Her yerde iktidar vardır; muhalefet demokrasilerde olur. “Her hükûmette muhâlifler bulunur. Âsâyişe, emniyete dokunmamak şartıyla, hiç kimse vicdânıyla, kalbiyle kabul ettiği bir fikirden, bir metoddan dolayı mes’ul olmaz. Bu hukùkî bir müteârifedir.
“Burada ve bütün Islâm hükûmetlerinde eskiden beri Yahudîler, Nasrânîler tâbî oldukları memleketin dînine, kudsî rejimine muhâlif, zıt ve mûteriz bulundukları halde, o hükûmetler hiçbir zaman kanunlarla onlara o cihetten ilişmediler.
“Hazret-i Ömer, hilâfeti zamanında, âdi bir Hıristiyan ile mahkemede birlikte muhâkeme olundular. Halbuki, o Hıristiyan Islâm hükûmetinin mukaddes rejimlerine, dinlerine, kanunlara muhâlif iken, mahkemede onun o hali nazara alınmaması açıkça gösterir ki; adâlet müessesesi hiçbir cereyâna kapılmaz, hiçbir tarafgirliğe kaymaz. Bu, din ve vicdan hürriyetinin bir ana umdesidir ki, komünist olmayan Şarkta, Garbda, bütün dünya adâlet müesseselerinde cârî ve hâkimdir.
Haksızlığa karşı, zulme karşı, kanunsuzluğa karşı muhâlefet, hiçbir hükûmette suç sayılmaz; bilâkis, muhâlefet meşrû ve samîmi bir muvâzene-i adâlet unsurudur. (Bediüzzaman Said Nursî, Tarihçe-i Hayat, Yeni Asya Neşriyat, İstanbul, 1999, s. 564.)

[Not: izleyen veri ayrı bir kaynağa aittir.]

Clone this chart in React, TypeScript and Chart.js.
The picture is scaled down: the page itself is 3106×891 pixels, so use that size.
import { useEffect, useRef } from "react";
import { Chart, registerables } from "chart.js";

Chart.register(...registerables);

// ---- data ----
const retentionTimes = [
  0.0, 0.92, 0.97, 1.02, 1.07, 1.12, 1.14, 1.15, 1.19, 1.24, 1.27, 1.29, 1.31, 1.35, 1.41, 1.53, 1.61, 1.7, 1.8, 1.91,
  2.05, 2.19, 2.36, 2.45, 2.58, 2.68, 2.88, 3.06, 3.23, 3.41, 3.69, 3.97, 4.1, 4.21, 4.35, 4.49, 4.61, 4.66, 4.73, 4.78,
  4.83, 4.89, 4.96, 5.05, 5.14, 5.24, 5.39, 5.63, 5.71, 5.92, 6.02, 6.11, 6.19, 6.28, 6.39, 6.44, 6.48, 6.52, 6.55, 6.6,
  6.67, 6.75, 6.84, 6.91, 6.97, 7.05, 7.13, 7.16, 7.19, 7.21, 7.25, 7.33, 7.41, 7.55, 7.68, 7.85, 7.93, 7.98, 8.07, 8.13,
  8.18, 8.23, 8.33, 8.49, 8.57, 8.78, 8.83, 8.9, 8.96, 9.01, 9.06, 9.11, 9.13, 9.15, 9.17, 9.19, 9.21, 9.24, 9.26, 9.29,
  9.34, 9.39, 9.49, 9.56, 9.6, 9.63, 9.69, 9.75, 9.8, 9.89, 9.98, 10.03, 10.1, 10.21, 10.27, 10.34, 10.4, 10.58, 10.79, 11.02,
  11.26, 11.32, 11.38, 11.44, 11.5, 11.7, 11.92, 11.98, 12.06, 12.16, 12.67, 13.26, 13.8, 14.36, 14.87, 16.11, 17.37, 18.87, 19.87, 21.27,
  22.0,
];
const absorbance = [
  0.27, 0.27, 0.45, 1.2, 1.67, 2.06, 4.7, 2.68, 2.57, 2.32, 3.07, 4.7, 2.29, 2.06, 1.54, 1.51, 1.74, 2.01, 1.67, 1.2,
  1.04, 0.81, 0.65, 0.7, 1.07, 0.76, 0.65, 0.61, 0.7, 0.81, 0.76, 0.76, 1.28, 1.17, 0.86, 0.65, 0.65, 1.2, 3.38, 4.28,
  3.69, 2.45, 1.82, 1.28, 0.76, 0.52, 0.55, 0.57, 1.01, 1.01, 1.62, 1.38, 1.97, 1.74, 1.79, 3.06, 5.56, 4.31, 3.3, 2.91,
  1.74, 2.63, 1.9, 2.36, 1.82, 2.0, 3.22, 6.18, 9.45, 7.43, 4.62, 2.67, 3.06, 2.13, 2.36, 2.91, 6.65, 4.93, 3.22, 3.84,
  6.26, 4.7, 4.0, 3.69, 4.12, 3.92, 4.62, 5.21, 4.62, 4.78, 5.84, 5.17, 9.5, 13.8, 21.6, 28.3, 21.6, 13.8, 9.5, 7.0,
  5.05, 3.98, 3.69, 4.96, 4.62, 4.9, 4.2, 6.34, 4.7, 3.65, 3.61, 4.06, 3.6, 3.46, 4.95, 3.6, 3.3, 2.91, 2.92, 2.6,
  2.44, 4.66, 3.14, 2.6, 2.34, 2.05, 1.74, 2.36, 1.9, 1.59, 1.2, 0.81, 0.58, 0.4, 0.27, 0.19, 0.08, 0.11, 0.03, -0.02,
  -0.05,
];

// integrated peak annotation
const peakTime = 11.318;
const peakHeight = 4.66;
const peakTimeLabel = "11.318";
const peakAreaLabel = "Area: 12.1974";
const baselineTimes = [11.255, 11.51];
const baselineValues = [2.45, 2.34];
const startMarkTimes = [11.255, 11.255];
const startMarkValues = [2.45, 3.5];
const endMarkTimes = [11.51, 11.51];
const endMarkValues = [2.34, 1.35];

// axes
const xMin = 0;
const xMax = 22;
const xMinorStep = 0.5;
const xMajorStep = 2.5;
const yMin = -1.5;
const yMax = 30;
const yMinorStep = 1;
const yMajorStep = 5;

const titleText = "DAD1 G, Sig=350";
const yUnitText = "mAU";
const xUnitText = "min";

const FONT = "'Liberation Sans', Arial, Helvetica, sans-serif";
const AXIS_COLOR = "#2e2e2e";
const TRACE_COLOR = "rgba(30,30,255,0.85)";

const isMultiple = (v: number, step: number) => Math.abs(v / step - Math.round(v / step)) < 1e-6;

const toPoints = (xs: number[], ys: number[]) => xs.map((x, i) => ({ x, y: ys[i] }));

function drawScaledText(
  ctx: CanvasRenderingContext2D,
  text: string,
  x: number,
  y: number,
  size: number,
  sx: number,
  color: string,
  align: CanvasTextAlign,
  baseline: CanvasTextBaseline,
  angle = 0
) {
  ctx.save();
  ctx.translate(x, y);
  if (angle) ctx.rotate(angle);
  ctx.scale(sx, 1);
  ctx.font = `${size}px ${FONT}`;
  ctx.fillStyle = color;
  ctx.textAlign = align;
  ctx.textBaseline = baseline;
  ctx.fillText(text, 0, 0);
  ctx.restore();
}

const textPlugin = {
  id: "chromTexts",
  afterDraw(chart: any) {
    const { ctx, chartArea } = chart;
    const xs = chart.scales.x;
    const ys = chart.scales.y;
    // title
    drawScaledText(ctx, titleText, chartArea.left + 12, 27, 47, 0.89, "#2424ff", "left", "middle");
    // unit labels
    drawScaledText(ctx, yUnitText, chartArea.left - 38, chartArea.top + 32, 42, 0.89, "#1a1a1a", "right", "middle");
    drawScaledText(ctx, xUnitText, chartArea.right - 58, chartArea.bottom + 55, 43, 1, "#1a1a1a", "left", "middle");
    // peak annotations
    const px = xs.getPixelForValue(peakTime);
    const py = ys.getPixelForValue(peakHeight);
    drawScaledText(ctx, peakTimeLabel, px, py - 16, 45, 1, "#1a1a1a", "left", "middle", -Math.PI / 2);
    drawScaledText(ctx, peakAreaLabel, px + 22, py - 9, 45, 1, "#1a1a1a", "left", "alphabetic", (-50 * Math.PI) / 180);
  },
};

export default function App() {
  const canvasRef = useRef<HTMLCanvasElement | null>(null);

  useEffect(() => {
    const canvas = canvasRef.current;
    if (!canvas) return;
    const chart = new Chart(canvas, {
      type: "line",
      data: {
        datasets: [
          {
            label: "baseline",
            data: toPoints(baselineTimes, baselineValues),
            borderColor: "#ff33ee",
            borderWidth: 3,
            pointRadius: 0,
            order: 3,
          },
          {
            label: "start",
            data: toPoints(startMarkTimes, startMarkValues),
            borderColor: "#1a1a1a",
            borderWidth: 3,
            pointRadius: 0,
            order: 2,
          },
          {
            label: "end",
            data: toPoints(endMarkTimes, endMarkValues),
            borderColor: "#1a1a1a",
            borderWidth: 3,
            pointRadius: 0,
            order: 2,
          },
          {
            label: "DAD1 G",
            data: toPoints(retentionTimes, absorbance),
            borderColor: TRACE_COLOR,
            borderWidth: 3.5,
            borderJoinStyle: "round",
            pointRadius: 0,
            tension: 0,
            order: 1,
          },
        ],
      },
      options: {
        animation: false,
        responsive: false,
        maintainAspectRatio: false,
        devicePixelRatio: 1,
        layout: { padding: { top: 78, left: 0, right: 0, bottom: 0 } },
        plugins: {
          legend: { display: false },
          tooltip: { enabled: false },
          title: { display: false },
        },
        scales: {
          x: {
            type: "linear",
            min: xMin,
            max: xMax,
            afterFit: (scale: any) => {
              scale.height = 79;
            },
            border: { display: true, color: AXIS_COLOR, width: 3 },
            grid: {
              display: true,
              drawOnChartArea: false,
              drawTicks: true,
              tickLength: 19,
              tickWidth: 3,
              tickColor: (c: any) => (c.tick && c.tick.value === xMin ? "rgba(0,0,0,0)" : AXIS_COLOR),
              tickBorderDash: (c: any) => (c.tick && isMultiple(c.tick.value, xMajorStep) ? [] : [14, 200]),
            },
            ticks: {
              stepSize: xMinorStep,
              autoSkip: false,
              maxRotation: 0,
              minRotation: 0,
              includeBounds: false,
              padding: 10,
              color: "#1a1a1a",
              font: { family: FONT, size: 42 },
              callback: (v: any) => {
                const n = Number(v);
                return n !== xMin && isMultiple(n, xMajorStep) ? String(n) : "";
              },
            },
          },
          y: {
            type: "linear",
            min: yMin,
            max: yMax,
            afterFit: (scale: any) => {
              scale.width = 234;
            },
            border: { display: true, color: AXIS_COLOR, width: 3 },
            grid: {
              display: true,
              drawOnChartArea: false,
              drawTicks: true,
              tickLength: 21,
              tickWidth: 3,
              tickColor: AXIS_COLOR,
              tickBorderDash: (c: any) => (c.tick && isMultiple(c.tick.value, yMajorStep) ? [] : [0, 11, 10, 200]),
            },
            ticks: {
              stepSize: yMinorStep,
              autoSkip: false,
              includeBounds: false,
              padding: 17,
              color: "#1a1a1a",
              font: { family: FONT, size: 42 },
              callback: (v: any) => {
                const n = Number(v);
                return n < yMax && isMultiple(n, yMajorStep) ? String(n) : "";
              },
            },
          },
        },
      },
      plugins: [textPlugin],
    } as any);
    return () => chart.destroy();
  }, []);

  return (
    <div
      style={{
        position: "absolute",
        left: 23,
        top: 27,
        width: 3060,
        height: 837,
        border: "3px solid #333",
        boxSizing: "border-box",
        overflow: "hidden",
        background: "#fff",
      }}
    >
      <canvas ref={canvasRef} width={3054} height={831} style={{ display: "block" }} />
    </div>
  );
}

- İnsanlığın ve Müslümanların temel hastalığı “ekonomik veya siyasi” değildir. Zira, temel zaaf, iman ve ahlak buhranıdır.
Dünya Müslüman Alimler Birliği Genel Sekreteri Prof. Dr. Ali Karadaği, “Ekonomik sorunlar yoksulluk, terörü doğuruyor. 2008 araştırması: İslam dünyasının yıllık tahmini zekât geliri, “300 milyar dolar” (Bugün 400 milyar doları bulmuştur.)

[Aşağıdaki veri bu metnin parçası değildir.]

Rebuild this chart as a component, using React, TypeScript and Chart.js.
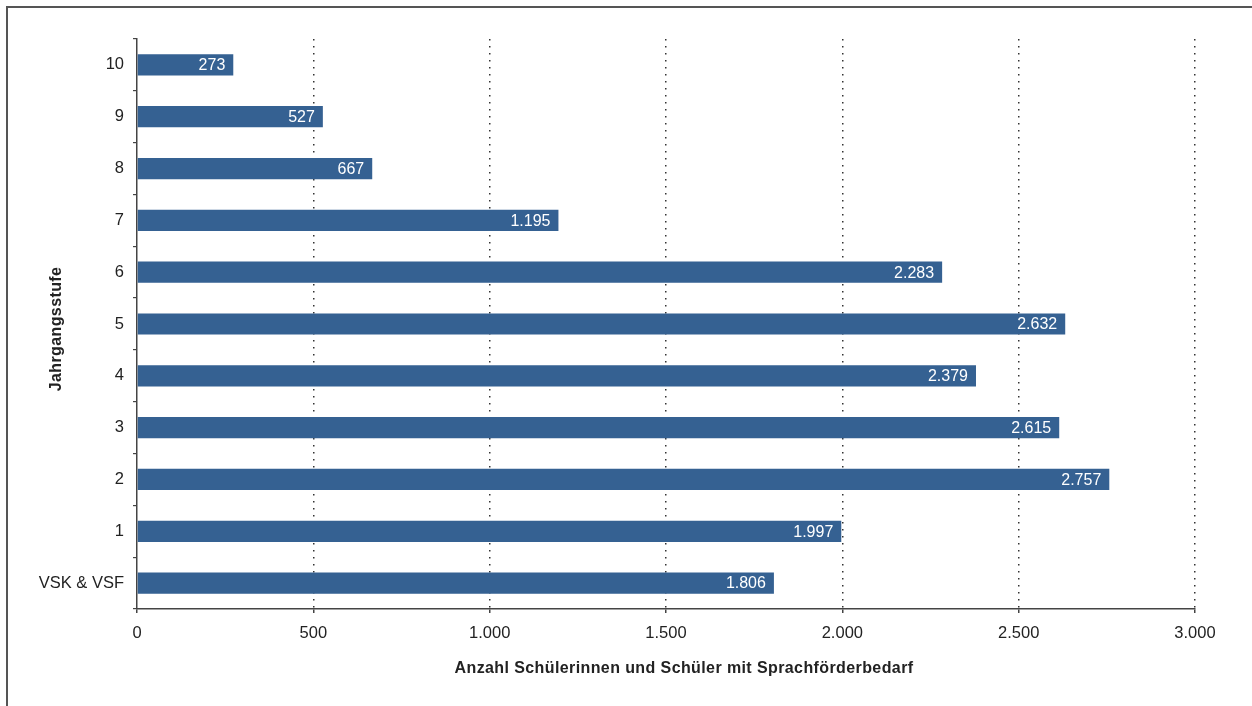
import React, { useEffect, useRef } from "react";
import { Chart, registerables } from "chart.js";

Chart.register(...registerables);

const categories = ["10", "9", "8", "7", "6", "5", "4", "3", "2", "1", "VSK & VSF"];
const values = [273, 527, 667, 1195, 2283, 2632, 2379, 2615, 2757, 1997, 1806];
const xTicks = [0, 500, 1000, 1500, 2000, 2500, 3000];
const xTitle = "Anzahl Schülerinnen und Schüler mit Sprachförderbedarf";
const yTitle = "Jahrgangsstufe";

const FONT = "'Liberation Sans', Arial, sans-serif";
const fmt = (v: number) => v.toLocaleString("de-DE");

export default function App() {
  const ref = useRef<HTMLCanvasElement | null>(null);
  useEffect(() => {
    if (!ref.current) return;
    const labelsPlugin = {
      id: "labelsPlugin",
      beforeDraw(chart: any) {
        const ctx = chart.ctx;
        ctx.save();
        ctx.strokeStyle = "#555";
        ctx.lineWidth = 2;
        ctx.beginPath();
        ctx.moveTo(7, 706);
        ctx.lineTo(7, 7);
        ctx.lineTo(1252, 7);
        ctx.stroke();
        ctx.restore();
      },
      afterDatasetsDraw(chart: any) {
        const ctx = chart.ctx;
        const meta = chart.getDatasetMeta(0);
        ctx.save();
        ctx.fillStyle = "#ffffff";
        ctx.font = `16px ${FONT}`;
        ctx.textAlign = "right";
        ctx.textBaseline = "middle";
        meta.data.forEach((bar: any, i: number) => {
          ctx.fillText(fmt(values[i]), bar.x - 8, bar.y + 1);
        });
        ctx.restore();
      },
      afterDraw(chart: any) {
        const ctx = chart.ctx;
        ctx.save();
        ctx.fillStyle = "#222";
        ctx.font = `bold 16px ${FONT}`;
        (ctx as any).letterSpacing = "0.4px";
        ctx.textAlign = "center";
        ctx.textBaseline = "middle";
        ctx.fillText(xTitle, 684, 669);
        ctx.translate(57, 329);
        ctx.rotate(-Math.PI / 2);
        ctx.fillText(yTitle, 0, 0);
        ctx.restore();
      },
    };
    const chart = new Chart(ref.current, {
      type: "bar",
      data: {
        labels: categories,
        datasets: [
          {
            data: values,
            backgroundColor: "#356192",
            barPercentage: 0.41,
            categoryPercentage: 1,
          },
        ],
      },
      options: {
        indexAxis: "y",
        animation: false,
        responsive: false,
        maintainAspectRatio: false,
        layout: { padding: { left: 0, top: 39, right: 57, bottom: 0 } },
        plugins: {
          legend: { display: false },
          tooltip: { enabled: false },
          title: { display: false },
        },
        scales: {
          x: {
            min: 0,
            max: 3000,
            afterFit: (s: any) => {
              s.height = 97;
            },
            afterBuildTicks: (s: any) => {
              s.ticks = xTicks.map((v) => ({ value: v }));
            },
            ticks: {
              color: "#222",
              font: { size: 16.5, family: FONT },
              padding: 11,
              maxRotation: 0,
              callback: (v: any) => fmt(Number(v)),
            },
            grid: {
              color: (c: any) => (c.tick && c.tick.value === 0 ? "rgba(0,0,0,0)" : "#333"),
              lineWidth: 1.5,
              drawTicks: true,
              tickLength: 4,
              tickColor: "#444",
              tickBorderDash: [],
            },
            border: { display: true, color: "#444", width: 1.5, dash: [1.5, 5.5] },
          },
          y: {
            afterFit: (s: any) => {
              s.width = 137;
            },
            ticks: {
              color: "#222",
              font: { size: 16.5, family: FONT },
              padding: 9,
            },
            grid: {
              offset: true,
              drawOnChartArea: false,
              drawTicks: true,
              tickLength: 4,
              color: "#444",
              lineWidth: 1.2,
            },
            border: { display: true, color: "#444", width: 1.5 },
          },
        },
      },
      plugins: [labelsPlugin],
    });
    return () => chart.destroy();
  }, []);
  return (
    <canvas
      ref={ref}
      width={1252}
      height={706}
      style={{ position: "fixed", left: 0, top: 0, display: "block" }}
    />
  );
}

“Kureyş suresinde, Allah, kitabında da güvenlik ve ekonominin birbirine bağlı olduğunu söylüyor. Surenin son ayetindeki ‘açlıktan doyurma’ ile yoksulluk ve işsizlik gibi ekonomik sorunlara, ‘korkudan emin kılma’ ibaresiyle de sosyal ve siyasi durumlara işaret edilmiştir.”
Şu halde, Müslümanlar zamanlarını, enerjilerini, imkânlarını, çalışmalarını, himmetlerini bugünkü “gerginleştirici, ayrıştırıcı, yalancı, canavar siyaset” üzerine değil, iman ve ahlak üzerine odaklaştırmalıdır.
- Günümüz dünyasının (İslam alemi dahil) siyasi, idari ve eğitim yapılanmasını Deccalizm/Süfyanizm kurgulamıştır. Rejim, sistem, istibdat üzerine bina edilmiştir. Dindarlar da bugünkü yapılanmaya göre çalışmak zorunda bırakılıyor. Zira, oyun kurucu olmadıkları gibi, Deccalizm/süfyanizmin kurallarını değiştirecek imani, ilmi, fikri, ekonomik güce sahip değillerdir.